Franchitti is highly impressed by how well Ericsson works with CGR engineer Brad Goldberg and how close this combination came to winning the Indianapolis 500 two-years-in-a-row.

It would have been the first back-to-back Indy 500 winner since Helio Castroneves in 2001 and 2002.

“Oh, he’s a badass,” Franchitti said Ericsson. “He proved it last year. He is so calm all day. What more do you need? As a driver, he’s fast and so calm.”

Ericsson is typically in good spirits and jovial.

He was stern and direct on pit road after the race.

“I did everything right, I did an awesome restart, caught Josef off-guard and pulled away,” Ericsson said on pit lane. “It’s hard to pull away a full lap and he got me back.

“I’m mostly disappointed with the way he ended. I don’t think it was fair and safe to do that restart straight out of the pits on cold tires for everyone.

“To me, it was not a good way to end that race.

“Congrats to Josef. He didn’t do anything wrong. He is a worthy champion, but it shouldn’t have ended like that.”

Palou also didn’t understand the last restart, which was a one-start showdown.

“I know that we want to finish under green,” Palou said. “Maybe the last restart I did, I didn’t understand.

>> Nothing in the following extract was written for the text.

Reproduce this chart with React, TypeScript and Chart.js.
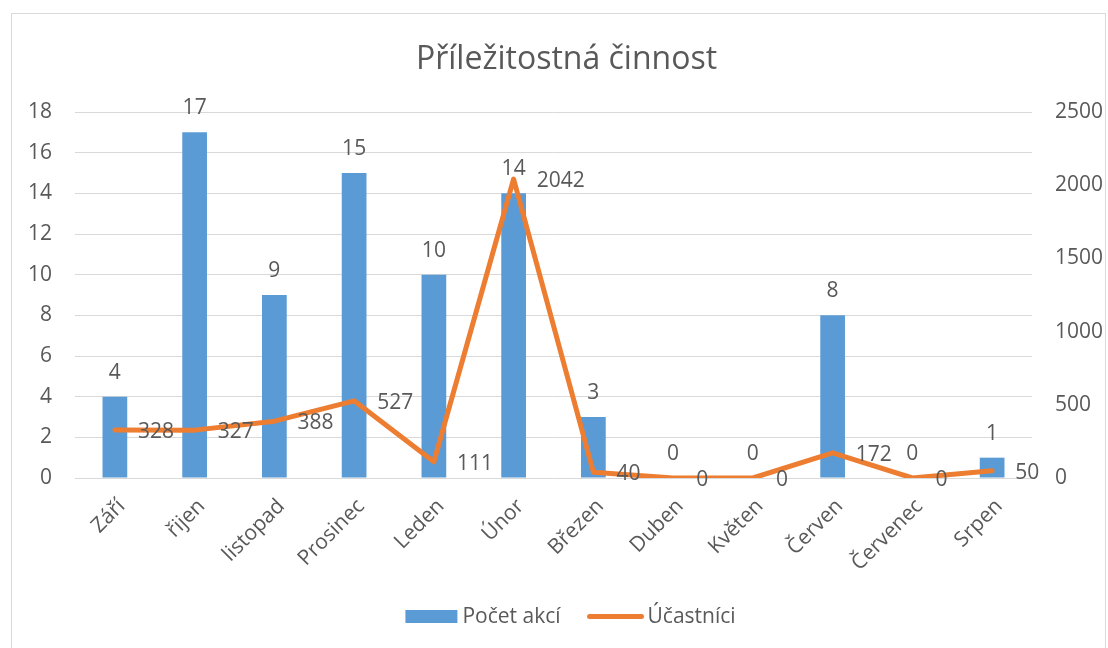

It didn’t benefit the CGR team.

“I’m not very supportive of the last one, but anyway.”

Dixon called the red flags “a bit sketchy.”

“The red flags have become a theme to the end of the race, but sometimes they can catch you out,” Dixon said. “I know Marcus is frustrated with it.

“All we ask for is consistency. I think they will do better next time.

“It’s a tough race. People will do anything they can to win it and with how these reds fall, you have to be in the right place at the right time. The problem is when they throw a Red or don’t throw a Red dictates how the race will end.

“It’s a bloody hard race to win. Congrats to Josef Newgarden and to Team Penske.”